Friday, June 01, 2007

postcards from chicago

Come on, baby don't you want to go
Come on, baby don't you want to go
To the same old place
Sweet home, Chicago

I fell in love the first time my husband brought me back to visit this, his hometown. Dining in the Pump Room of the Ambassador East Hotel, they'd made poor Turk don an implausibly over-sized navy blue polyester jacket for the privilege of sitting in storied Booth One, once occupied by the likes of such luminaries as Bette Davis, Humphrey Bogart and Cary Grant. Now it was occupied by the likes of us, a chronically under-dressed Turk and his new wife, the camera-toting Kid.


Dreamy eyed and smitten, I gazed at the comically attired man sitting across from me and asked him to buy me the brownstone across the street. Earlier, we'd been strolling along in this quietly upscale neighborhood, past galleries and cafes, bistros and brownstones and had seen one or two of the latter for sale. This should be our home, I told him; this was the place I was meant to be.

He reminded me that he had left this place for a reason, and that reason was the bitter winter cold. I was married to a man, he told me who, for better or for worse no longer owned a coat, nor wished to. I cheerfully informed him that I was completely open to compromise and did not have a problem with his visiting me during the summer, or even perhaps the warmer spring months if that was to be his preference.

I did not get my brownstone.


But I never stopped loving Chicago. I love everything about it. I love the art and the architecture; the food, the drink and the shopping.





I love the look and the rhythm; the sounds and smell of it. I love that everywhere you glance is something to catch and hold the eye.
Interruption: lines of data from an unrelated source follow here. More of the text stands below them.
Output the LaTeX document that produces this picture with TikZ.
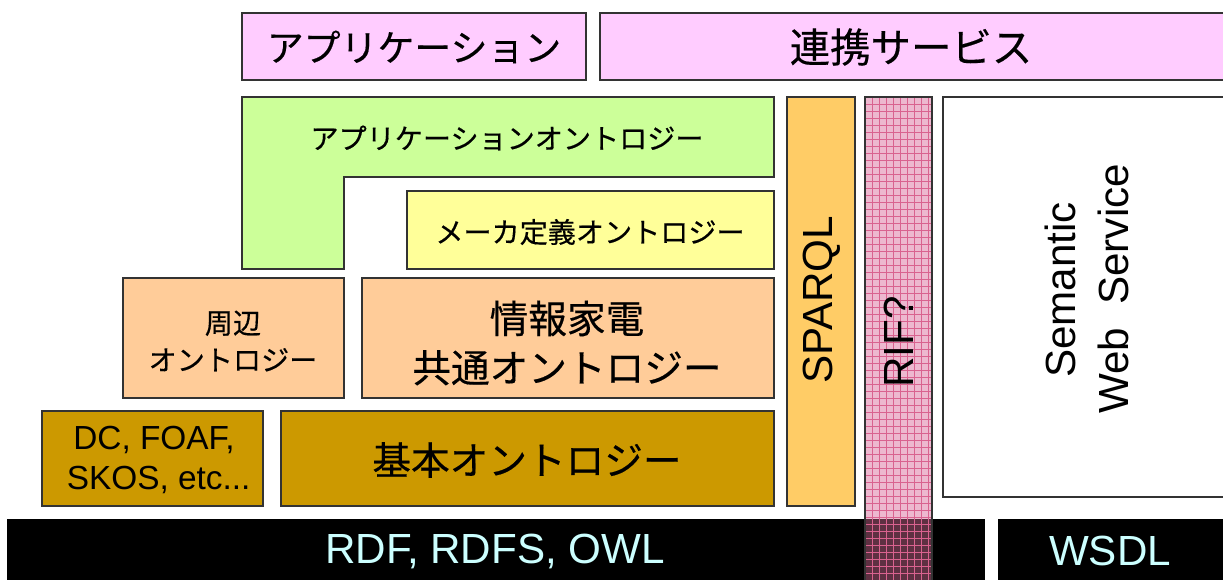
\documentclass[tikz,border=0pt]{standalone}
\usepackage{fontspec}
\setmainfont{Liberation Sans}
\newfontfamily\jp[FakeBold=0.4]{Noto Sans CJK JP}
\definecolor{cpink}{HTML}{FFCCFF}
\definecolor{cgreen}{HTML}{CCFF99}
\definecolor{cyel}{HTML}{FFFF99}
\definecolor{corange}{HTML}{FFCC99}
\definecolor{cgold}{HTML}{CC9900}
\definecolor{csparql}{HTML}{FFCC66}
\definecolor{crif}{HTML}{EDB8CF}
\definecolor{crifdark}{HTML}{5E3042}
\definecolor{cgrid}{HTML}{D9628F}
\definecolor{cline}{HTML}{333333}
\definecolor{ccyan}{HTML}{CCFFFF}
\begin{document}
\begin{tikzpicture}[x=0.02cm,y=-0.02cm,
  box/.style={draw=cline,line width=1.1pt},
  lbl/.style={inner sep=0pt,align=center},
  jpbig/.style={lbl,font=\jp\fontsize{21}{25}\selectfont},
  jpmid/.style={lbl,font=\jp\fontsize{16}{21}\selectfont},
  jplarge/.style={lbl,font=\jp\fontsize{22}{28}\selectfont},
  latin/.style={lbl,font=\fontsize{24}{30}\selectfont},
]
\useasboundingbox (0,0) rectangle (1223,579);
% top row
\draw[box,fill=cpink] (242,13) rectangle (586,80);
\node[jpbig] (app) at (414,47) {アプリケーション};
\draw[box,fill=cpink] (600,13) rectangle (1240,80);
\node[jpbig,font=\jp\fontsize{23}{27}\selectfont] (renkei) at (911,47) {連携サービス};
% green L shape
\draw[box,fill=cgreen] (242,97) -- (774,97) -- (774,177) -- (344,177) -- (344,269) -- (242,269) -- cycle;
\node[jpmid] (appont) at (507,138) {アプリケーションオントロジー};
% maker
\draw[box,fill=cyel] (407,191) rectangle (774,269);
\node[jpmid] (maker) at (590,232) {メーカ定義オントロジー};
% peripheral
\draw[box,fill=corange] (123,278) rectangle (344,398);
\node[jpmid] (shuhen) at (233,341) {周辺\\オントロジー};
\draw[box,fill=corange] (362,278) rectangle (774,398);
\node[jplarge] (joho) at (567,343) {情報家電\\共通オントロジー};
% base
\draw[box,fill=cgold] (42,411) rectangle (263,506);
\node[lbl,font=\fontsize{19}{22.5}\selectfont] (dc) at (154,460) {DC, FOAF,\\\ SKOS, etc...};
\draw[box,fill=cgold] (281,411) rectangle (774,506);
\node[jplarge] (kihon) at (527,460) {基本オントロジー};
% SPARQL
\draw[box,fill=csparql] (787,97) rectangle (855,506);
\node[latin,rotate=90] (sparql) at (822,300) {SPARQL};
% Semantic web service
\draw[box,fill=white] (943,97) rectangle (1240,497);
\node[latin,rotate=90] (sem) at (1060,290) {Semantic};
\node[latin,rotate=90] (wss) at (1113,289) {Web\ \ Service};
% bottom bars
\fill[black] (7,519) rectangle (985,590);
\node[latin,text=ccyan] (rdf) at (495,551) {RDF, RDFS, OWL};
\fill[black] (998,519) rectangle (1240,590);
\node[latin,text=ccyan] (wsdl) at (1110,551) {WSDL};
% RIF column
\fill[crif] (865,97) rectangle (932,519);
\fill[crifdark] (865,519) rectangle (932,590);
\begin{scope}
\clip (865,97) rectangle (932,590);
\foreach \gx in {872,879,...,932} \draw[cgrid,line width=0.5pt] (\gx,97) -- (\gx,590);
\foreach \gy in {104,111,...,590} \draw[cgrid,line width=0.5pt] (865,\gy) -- (932,\gy);
\end{scope}
\draw[cline,line width=1.1pt] (865,590) -- (865,97) -- (932,97) -- (932,590);
\node[latin,rotate=90] (rif) at (899,342) {RIF?};
\end{tikzpicture}
\end{document}
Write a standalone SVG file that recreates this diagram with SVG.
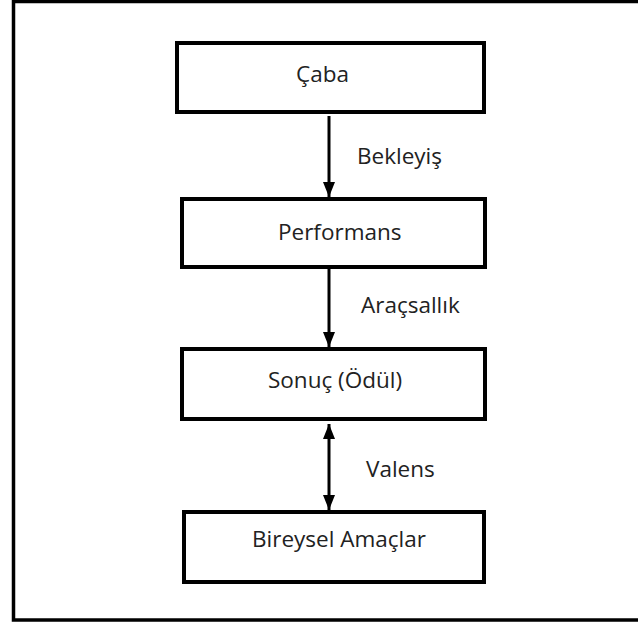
<svg xmlns="http://www.w3.org/2000/svg" width="638" height="623" viewBox="0 0 638 623">
<defs>
<style>
.box{fill:#fff;stroke:#000;stroke-width:4}
.lbl{font-family:"Open Sans","Noto Sans","Liberation Sans",sans-serif;font-size:22.5px;fill:#222}
.con{stroke:#000;stroke-width:3;fill:none}
</style>
<marker id="ah" viewBox="0 0 15 12" refX="15" refY="6" markerWidth="15" markerHeight="12" markerUnits="userSpaceOnUse" orient="auto-start-reverse">
<path d="M0,0 L15,6 L0,12 Z" fill="#000"/>
</marker>
</defs>
<rect width="638" height="623" fill="#fff"/>
<rect x="13.5" y="1.5" width="640" height="618.5" fill="none" stroke="#000" stroke-width="3.5"/>
<g id="connectors">
<line class="con" x1="329" y1="116" x2="329" y2="197" marker-end="url(#ah)"/>
<line class="con" x1="329" y1="269" x2="329" y2="347" marker-end="url(#ah)"/>
<line class="con" x1="329" y1="424" x2="329" y2="510" marker-start="url(#ah)" marker-end="url(#ah)"/>
<text class="lbl" x="357" y="164">Bekleyiş</text>
<text class="lbl" x="361" y="313">Araçsallık</text>
<text class="lbl" x="366" y="477">Valens</text>
</g>
<g id="caba">
<rect class="box" x="177" y="43" width="307" height="69"/>
<text class="lbl" x="296" y="82">Çaba</text>
</g>
<g id="performans">
<rect class="box" x="182" y="199" width="303" height="68"/>
<text class="lbl" x="278" y="240">Performans</text>
</g>
<g id="sonuc">
<rect class="box" x="182" y="349" width="303" height="70"/>
<text class="lbl" x="268" y="388">Sonuç (Ödül)</text>
</g>
<g id="bireysel">
<rect class="box" x="184" y="512" width="300" height="70"/>
<text class="lbl" x="252" y="547">Bireysel Amaçlar</text>
</g>
</svg>
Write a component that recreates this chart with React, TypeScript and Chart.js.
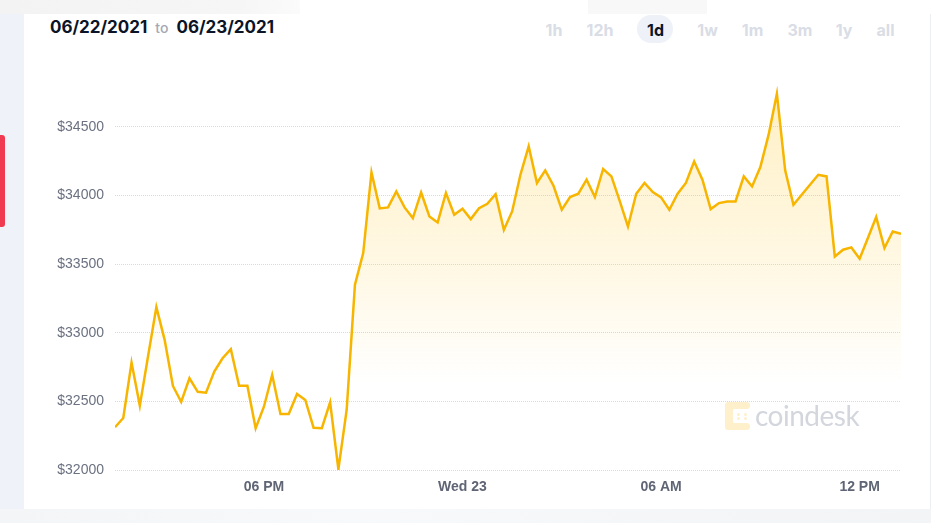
import React, { useEffect, useRef } from "react";
import { Chart, registerables } from "chart.js";

Chart.register(...registerables);

// ---- data ----
const startDate = "06/22/2021";
const endDate = "06/23/2021";
const startHour = 13.5; // 1:30 PM on 06/22
const stepHours = 0.25; // 15-minute samples

const prices = [
  32311, 32379, 32782, 32469, 32830, 33186, 32948, 32612, 32496, 32668,
  32569, 32563, 32717, 32814, 32880, 32614, 32614, 32304, 32461, 32692,
  32408, 32408, 32554, 32510, 32308, 32304, 32493, 32005, 32437, 33350,
  33580, 34167, 33905, 33912, 34029, 33912, 33835, 34021, 33846, 33803,
  34017, 33859, 33902, 33827, 33907, 33939, 34009, 33749, 33883, 34150,
  34357, 34090, 34182, 34070, 33895, 33988, 34012, 34114, 33988, 34192,
  34138, 33960, 33773, 34012, 34090, 34024, 33985, 33895, 34012, 34090,
  34247, 34114, 33900, 33944, 33956, 33956, 34138, 34065, 34206, 34442,
  34741, 34182, 33932, 34004, 34077, 34150, 34138, 33555, 33604, 33621,
  33538, 33690, 33842, 33616, 33737, 33720,
];

const xTickHours = [18, 24, 30, 36];
const xTickLabels = ["06 PM", "Wed 23", "06 AM", "12 PM"];
const yTickValues = [32000, 32500, 33000, 33500, 34000, 34500];
const yMin = 32000;
const yMax = 34800;
const fillFadeValue = 32620;

const rangeButtons = ["1h", "12h", "1d", "1w", "1m", "3m", "1y", "all"];
const rangeCenters = [554, 600, 655.5, 707.5, 752.5, 800, 844, 885.5];
const activeRange = "1d";

const LINE = "#f7b500";

export default function App() {
  const canvasRef = useRef<HTMLCanvasElement | null>(null);

  useEffect(() => {
    const canvas = canvasRef.current;
    if (!canvas) return;
    const chart = new Chart(canvas, {
      type: "line",
      data: {
        datasets: [
          {
            data: prices.map((p, i) => ({ x: startHour + i * stepHours, y: p })),
            borderColor: LINE,
            borderWidth: 2.5,
            pointRadius: 0,
            tension: 0,
            fill: "start",
            backgroundColor: (ctx: any) => {
              const c = ctx.chart;
              const area = c.chartArea;
              if (!area) return "rgba(255,196,30,0)";
              const yEnd = c.scales.y.getPixelForValue(fillFadeValue);
              const g = c.ctx.createLinearGradient(0, area.top, 0, yEnd);
              g.addColorStop(0, "rgba(255,196,30,0.26)");
              g.addColorStop(0.6, "rgba(255,196,30,0.12)");
              g.addColorStop(1, "rgba(255,196,30,0.0)");
              return g;
            },
          },
        ],
      },
      options: {
        animation: false,
        responsive: false,
        maintainAspectRatio: false,
        layout: { padding: { top: 35.5, right: 29, left: 0, bottom: 0 } },
        plugins: { legend: { display: false }, tooltip: { enabled: false } },
        scales: {
          x: {
            type: "linear",
            min: startHour,
            max: startHour + (prices.length - 1) * stepHours,
            grid: { display: false, drawTicks: false },
            border: { display: false },
            afterBuildTicks: (s: any) => {
              s.ticks = xTickHours.map((v) => ({ value: v }));
            },
            afterFit: (s: any) => {
              s.height = 39;
            },
            ticks: {
              autoSkip: false,
              maxRotation: 0,
              padding: 9,
              color: "#5f6574",
              font: { family: "'Liberation Sans', Arial, sans-serif", size: 14, weight: "bold" },
              callback: (v: any) => {
                const i = xTickHours.indexOf(Number(v));
                return i >= 0 ? xTickLabels[i] : "";
              },
            },
          },
          y: {
            min: yMin,
            max: yMax,
            afterBuildTicks: (s: any) => {
              s.ticks = yTickValues.map((v) => ({ value: v }));
            },
            afterFit: (s: any) => {
              s.width = 91;
            },
            grid: { color: "#d3daea", lineWidth: 1, drawTicks: false },
            border: { display: false, dash: [1, 1] },
            ticks: {
              padding: 11,
              color: "#6b7180",
              font: { family: "'Liberation Sans', Arial, sans-serif", size: 14 },
              callback: (v: any) => "$" + v,
            },
          },
        },
      },
    } as any);
    return () => chart.destroy();
  }, []);

  return (
    <div
      style={{
        position: "fixed",
        left: 0,
        top: 0,
        width: 931,
        height: 523,
        background: "#ffffff",
        overflow: "hidden",
        fontFamily: "Inter, 'Liberation Sans', sans-serif",
      }}
    >
      {/* top faint band */}
      <div style={{ position: "absolute", left: 0, top: 0, width: 300, height: 14, background: "linear-gradient(to right, #f3f3f4, #f6f6f7 80%, #fbfbfb)" }} />
      <div style={{ position: "absolute", left: 588, top: 0, width: 119, height: 14, background: "#f8f8f9" }} />
      {/* left strip */}
      <div style={{ position: "absolute", left: 0, top: 14, width: 24, height: 495, background: "#eff3f9" }} />
      <div style={{ position: "absolute", left: 0, top: 135, width: 4.5, height: 92, background: "#f03a52", borderRadius: "0 3px 3px 0" }} />
      {/* bottom band */}
      <div style={{ position: "absolute", left: 0, top: 509, width: 931, height: 14, background: "linear-gradient(to right, #f4f5f7, #f8f9fa 40%, #f5f6f8 70%, #f3f4f6)" }} />
      {/* right edge */}
      <div style={{ position: "absolute", left: 930, top: 14, width: 1, height: 495, background: "#eceef2" }} />

      {/* header dates */}
      <div style={{ position: "absolute", left: 50, top: 17, height: 20, lineHeight: "20px", whiteSpace: "nowrap", color: "#0b1426" }}>
        <span style={{ fontSize: 17, fontWeight: 700 }}>{startDate}</span>
        <span style={{ fontSize: 14, fontWeight: 500, color: "#a3a8b4", margin: "0 8px 0 8px" }}>to</span>
        <span style={{ fontSize: 17, fontWeight: 700 }}>{endDate}</span>
      </div>

      {/* range buttons */}
      <div style={{ position: "absolute", left: 637, top: 15, width: 36, height: 28, borderRadius: 14, background: "#eef1f7" }} />
      {rangeButtons.map((b, i) => (
        <div
          key={b}
          style={{
            position: "absolute",
            left: rangeCenters[i] - 30,
            top: 16,
            width: 60,
            height: 28,
            lineHeight: "28px",
            textAlign: "center",
            fontSize: 16,
            fontWeight: 700,
            color: b === activeRange ? "#0c1528" : "#d9dde6",
          }}
        >
          {b}
        </div>
      ))}

      {/* chart */}
      <canvas
        ref={canvasRef}
        width={906}
        height={459}
        style={{ position: "absolute", left: 24, top: 50, width: 906, height: 459 }}
      />

      {/* watermark */}
      <div style={{ position: "absolute", left: 725, top: 402, width: 26, height: 28, pointerEvents: "none" }}>
        <div style={{ position: "absolute", left: 0, top: 0, width: 8, height: 28, borderRadius: 4, background: "#fdf0cb" }} />
        <div style={{ position: "absolute", left: 0, top: 0, width: 25, height: 7, borderRadius: 4, background: "#fdf0cb" }} />
        <div style={{ position: "absolute", left: 0, top: 21, width: 25, height: 7, borderRadius: 4, background: "#fdf0cb" }} />
        <div style={{ position: "absolute", left: 12, top: 11, width: 3, height: 3, borderRadius: 2, background: "#fdf0cb" }} />
        <div style={{ position: "absolute", left: 19, top: 11, width: 3, height: 3, borderRadius: 2, background: "#fdf0cb" }} />
        <div style={{ position: "absolute", left: 12, top: 15, width: 3, height: 3, borderRadius: 2, background: "#fdf0cb" }} />
        <div style={{ position: "absolute", left: 19, top: 15, width: 3, height: 3, borderRadius: 2, background: "#fdf0cb" }} />
      </div>
      <div
        style={{
          position: "absolute",
          left: 755,
          top: 398,
          fontFamily: "Lato, 'Open Sans', sans-serif",
          fontSize: 28,
          lineHeight: "34px",
          color: "#d3d6dd",
          letterSpacing: -0.5,
          pointerEvents: "none",
        }}
      >
        coindesk
      </div>
    </div>
  );
}
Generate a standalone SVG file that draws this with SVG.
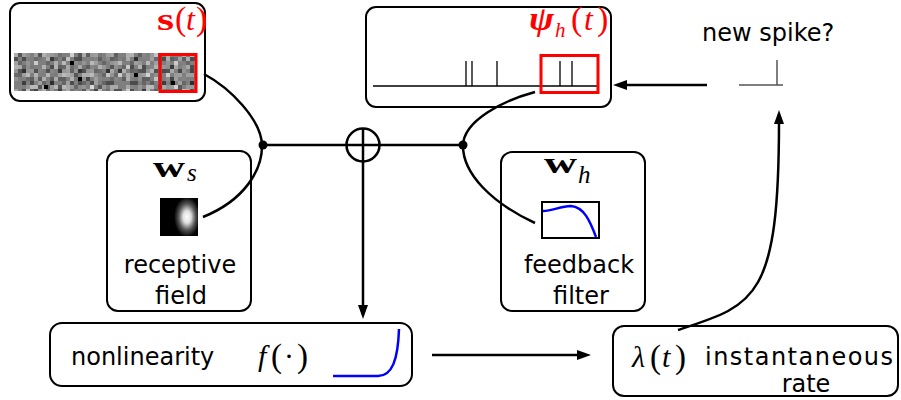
<svg xmlns="http://www.w3.org/2000/svg" width="901" height="400" viewBox="0 0 901 400">
  <style>
    .box { fill: #fff; stroke: #000; stroke-width: 2; }
    .label { font-family: "DejaVu Sans", "Noto Sans", sans-serif; font-size: 24px; fill: #000; }
    .math { font-family: "Liberation Serif", "DejaVu Serif", serif; fill: #000; }
    .red { fill: #ff0000; }
    .wire { fill: none; stroke: #000; stroke-width: 2.5; }
    .frame-red { fill: none; stroke: #ff0000; stroke-width: 3; }
    .curve-blue { fill: none; stroke: #0000ff; stroke-width: 2.5; }
  </style>
  <defs>
    <marker id="arrow" viewBox="0 0 14 10" markerWidth="14" markerHeight="10" markerUnits="userSpaceOnUse" refX="3" refY="5" orient="auto">
      <path d="M0,0 L14,5 L0,10 Z" fill="#000"/>
    </marker>
    <!-- three overlapping cell patterns with coprime periods give a random-looking grey noise -->
    <pattern id="noiseA" patternUnits="userSpaceOnUse" x="14" y="53" width="28" height="12">
      <rect x="0" y="0" width="4" height="4" fill="#fff" fill-opacity="0.38"/>
      <rect x="8" y="4" width="4" height="4" fill="#000" fill-opacity="0.4"/>
      <rect x="16" y="0" width="4" height="4" fill="#000" fill-opacity="0.25"/>
      <rect x="20" y="8" width="4" height="4" fill="#fff" fill-opacity="0.45"/>
      <rect x="4" y="8" width="4" height="4" fill="#000" fill-opacity="0.2"/>
      <rect x="24" y="4" width="4" height="4" fill="#fff" fill-opacity="0.25"/>
      <rect x="12" y="8" width="4" height="4" fill="#fff" fill-opacity="0.16"/>
      <rect x="12" y="0" width="4" height="4" fill="#fff" fill-opacity="0.12"/>
    </pattern>
    <pattern id="noiseB" patternUnits="userSpaceOnUse" x="14" y="53" width="20" height="16">
      <rect x="4" y="0" width="4" height="4" fill="#000" fill-opacity="0.32"/>
      <rect x="12" y="4" width="4" height="4" fill="#fff" fill-opacity="0.36"/>
      <rect x="0" y="8" width="4" height="4" fill="#fff" fill-opacity="0.25"/>
      <rect x="16" y="12" width="4" height="4" fill="#000" fill-opacity="0.4"/>
      <rect x="8" y="12" width="4" height="4" fill="#000" fill-opacity="0.2"/>
      <rect x="16" y="0" width="4" height="4" fill="#fff" fill-opacity="0.2"/>
      <rect x="0" y="4" width="4" height="4" fill="#000" fill-opacity="0.16"/>
    </pattern>
    <pattern id="noiseC" patternUnits="userSpaceOnUse" x="14" y="53" width="12" height="20">
      <rect x="0" y="4" width="4" height="4" fill="#000" fill-opacity="0.25"/>
      <rect x="8" y="0" width="4" height="4" fill="#fff" fill-opacity="0.25"/>
      <rect x="4" y="12" width="4" height="4" fill="#fff" fill-opacity="0.32"/>
      <rect x="8" y="16" width="4" height="4" fill="#000" fill-opacity="0.36"/>
      <rect x="0" y="16" width="4" height="4" fill="#fff" fill-opacity="0.16"/>
    </pattern>
    <radialGradient id="rfBlob" gradientUnits="userSpaceOnUse" cx="187" cy="217" r="13" gradientTransform="translate(187 217) scale(1 1.55) translate(-187 -217)">
      <stop offset="0" stop-color="#fff"/>
      <stop offset="0.3" stop-color="#e0e0e0"/>
      <stop offset="0.65" stop-color="#555"/>
      <stop offset="1" stop-color="#000"/>
    </radialGradient>
  </defs>

  <!-- stimulus s(t) -->
  <g id="stimulus">
    <rect class="box" x="10" y="3" width="195" height="98" rx="10"/>
    <rect x="14" y="53" width="182" height="38" fill="#7f7f7f"/>
    <rect x="14" y="53" width="182" height="38" fill="url(#noiseA)"/>
    <rect x="14" y="53" width="182" height="38" fill="url(#noiseB)"/>
    <rect x="14" y="53" width="182" height="38" fill="url(#noiseC)"/>
    <g fill="#000">
      <rect x="70" y="61" width="4" height="4"/>
      <rect x="78" y="77" width="4" height="4"/>
      <rect x="44" y="85" width="4" height="4"/>
      <rect x="134" y="73" width="4" height="4"/>
      <rect x="171" y="81" width="4" height="4"/>
    </g>
    <rect class="frame-red" x="160" y="54.5" width="36" height="37"/>
    <text class="math red" x="157" y="30" font-size="32" font-weight="bold" textLength="17" lengthAdjust="spacingAndGlyphs">s</text>
    <text class="math red" x="175" y="30" font-size="34">(</text>
    <text class="math red" x="186" y="30" font-size="32" font-style="italic">t</text>
    <text class="math red" x="196" y="30" font-size="34">)</text>
  </g>

  <!-- spike history psi_h(t) -->
  <g id="history">
    <rect class="box" x="366" y="7" width="245" height="100" rx="10"/>
    <g stroke="#000" stroke-width="1.3">
      <line x1="373" y1="86" x2="597" y2="86"/>
      <line x1="466" y1="61" x2="466" y2="86"/>
      <line x1="472" y1="61" x2="472" y2="86"/>
      <line x1="497" y1="61" x2="497" y2="86"/>
      <line x1="560" y1="61" x2="560" y2="86"/>
      <line x1="572" y1="61" x2="572" y2="86"/>
    </g>
    <rect class="frame-red" x="541" y="55.5" width="57" height="37"/>
    <text class="math red" x="529" y="30" font-size="34" font-weight="bold" font-style="italic" textLength="25" lengthAdjust="spacingAndGlyphs">ψ</text>
    <text class="math red" x="555" y="37" font-size="21" font-style="italic">h</text>
    <text class="math red" x="571" y="30" font-size="34">(</text>
    <text class="math red" x="584" y="30" font-size="32" font-style="italic">t</text>
    <text class="math red" x="597" y="30" font-size="34">)</text>
  </g>

  <!-- new spike output -->
  <g id="new-spike">
    <text class="label" x="702" y="41">new spike?</text>
    <path d="M739,85 H783 M777,85 V60" fill="none" stroke="#555" stroke-width="1.5"/>
  </g>

  <!-- stimulus filter -->
  <g id="receptive-field">
    <rect class="box" x="107" y="151" width="144" height="160" rx="11"/>
    <text class="math" x="153" y="177" font-size="30" font-weight="bold" textLength="32" lengthAdjust="spacingAndGlyphs">w</text>
    <text class="math" x="187" y="181" font-size="25" font-style="italic">s</text>
    <rect x="160" y="198" width="38" height="38" fill="#000"/>
    <rect x="160" y="198" width="38" height="38" fill="url(#rfBlob)"/>
    <text class="label" x="180" y="273" text-anchor="middle">receptive</text>
    <text class="label" x="181" y="304" text-anchor="middle">field</text>
  </g>

  <!-- post-spike filter -->
  <g id="feedback-filter">
    <rect class="box" x="501" y="152" width="144" height="159" rx="11"/>
    <text class="math" x="544" y="173" font-size="30" font-weight="bold" textLength="33" lengthAdjust="spacingAndGlyphs">w</text>
    <text class="math" x="578" y="183" font-size="25" font-style="italic">h</text>
    <rect x="542" y="202" width="57" height="36" fill="#fff" stroke="#000" stroke-width="2"/>
    <path class="curve-blue" d="M543,211 C553,211 560,206 571,206 C584,207 590,221 596,237"/>
    <text class="label" x="579" y="273" text-anchor="middle">feedback</text>
    <text class="label" x="581" y="304" text-anchor="middle">filter</text>
  </g>

  <!-- nonlinearity -->
  <g id="nonlinearity">
    <rect class="box" x="50" y="323" width="362" height="63" rx="12"/>
    <text class="label" x="71" y="365">nonlinearity</text>
    <text class="math" x="258" y="366" font-size="30" font-style="italic">f</text>
    <text class="math" x="271" y="367" font-size="33">(</text>
    <text class="math" x="284" y="366" font-size="30">·</text>
    <text class="math" x="297" y="367" font-size="33">)</text>
    <path class="curve-blue" d="M333,376 H378 C392,376 398,360 399,329"/>
  </g>

  <!-- conditional intensity -->
  <g id="rate">
    <rect class="box" x="613" y="326" width="285" height="70" rx="11"/>
    <text class="math" x="632" y="367" font-size="30" font-style="italic">λ</text>
    <text class="math" x="650" y="368" font-size="33">(</text>
    <text class="math" x="662" y="367" font-size="30" font-style="italic">t</text>
    <text class="math" x="675" y="368" font-size="33">)</text>
    <text class="label" x="705" y="365" font-size="25.5" textLength="188">instantaneous</text>
    <text class="label" x="806" y="392" text-anchor="middle">rate</text>
  </g>

  <!-- connectors -->
  <g id="connectors">
    <path class="wire" d="M204,74 C230,88 262,120 262,146 C262,170 245,200 203,217"/>
    <path class="wire" d="M535,92 C505,100 463,120 463,146 C463,174 492,203 535,223"/>
    <line class="wire" x1="262" y1="145" x2="463" y2="145"/>
    <circle cx="263" cy="145" r="4.5" fill="#000"/>
    <circle cx="463" cy="145" r="4.5" fill="#000"/>
    <circle cx="363" cy="145" r="16.5" fill="#fff" stroke="#000" stroke-width="2.5"/>
    <line class="wire" x1="346.5" y1="145" x2="379.5" y2="145"/>
    <path class="wire" d="M363,128.5 V308" marker-end="url(#arrow)"/>
    <path class="wire" d="M432,355 H580" marker-end="url(#arrow)"/>
    <path class="wire" d="M707,85 H624" marker-end="url(#arrow)"/>
    <path class="wire" d="M678,330 C755,305 779,300 779,121" marker-end="url(#arrow)"/>
  </g>
</svg>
I like that the prevailing sense of civic pride seems unaccompanied by irony or arrogance. I love that all the waiters laugh and tease. I like that when you smile at people here, they smile back. Sometimes for no reason at all.


In fact, to my mind Chicago has everything a big city needs ~ world class art institutions and museums; a booming economy to support great restaurants and retail, and a solid infrastructure with effective mass transit.

All in an arresting package that indicates an appreciation of both it's history and it's future, as embodied in it's preservation of the old amid the construction of the new. With just a touch of oddly Midwestern whimsy thrown in.




Maybe it's just the wind whipping in off of Lake Michigan that blows away the angst and sweeps the air clean, but it seems to me that Chicago has as much to offer as it's big sister to the east, New York, and without the proverbial chip on it's shoulder. And I say this with all the smug confidence of a native New Yorker, born with a proverbial chip on my shoulder. (And which, as a now devout Californian, I'm seeking to have removed by a prominent cosmetic surgeon).
Well, some things never change.



We stayed at the small but gracious Talbott Hotel, which I found on my latest web/travel obsession, Trip Advisor, and cannot recommend it highly enough. I don't believe we'll be staying anywhere else when we're in town ~ unless of course I get that brownstone, which I have never stopped lobbying for, by the way (I think I'm wearing him down). The hotel staff are friendly and welcoming, the ample accommodations more than comfortable. And of course, they have that cow climbing up the side of the building. You don't get that at the Four Seasons.


See what I mean? Whimsy. Perfect.

5 comments:

Robbie said...

Beautiful pictures. I think I need to put this on my list of go to places. I went as a child and I hit it as a fly in when I went to see my brother a couple of years ago but I haven't really given it any recent lovin'.

I wouldn't mind the cow on the building either unless of course my room's window ended up right below its ass. :-)

Cynthia said...

I've never been to Chicago, but I've always wanted to go there. There's something about it that's called me. And it's the only northern city I know of that understands the blues or barbecue. This baby definitely wants to go.

neil said...

What a beautiful photoset, you've managed to catch that most elusive thing, the character of place. You have my sympathy about Turk's cold phobia; my wife is from Poland where 20 c below is not rare, but she hates the cold in Australia, she says it's somehow different. Me, I don't get it.

Lisa :-] said...

Did you say hi to the lions for me?

MzAmy said...

I don't think I have been IN Chicago, but through it. I have been through a lot of places. never long enough to soak up the atmosphere....unless you consider a pit stop at McDonalds worthy enough. (highly doubtful)

GREAT pictures! love the pub and resturant ones. filled with people...consuming and chatting. for some reason...I love that. and the cow, the builings. all great. your words...always perfect whimsy!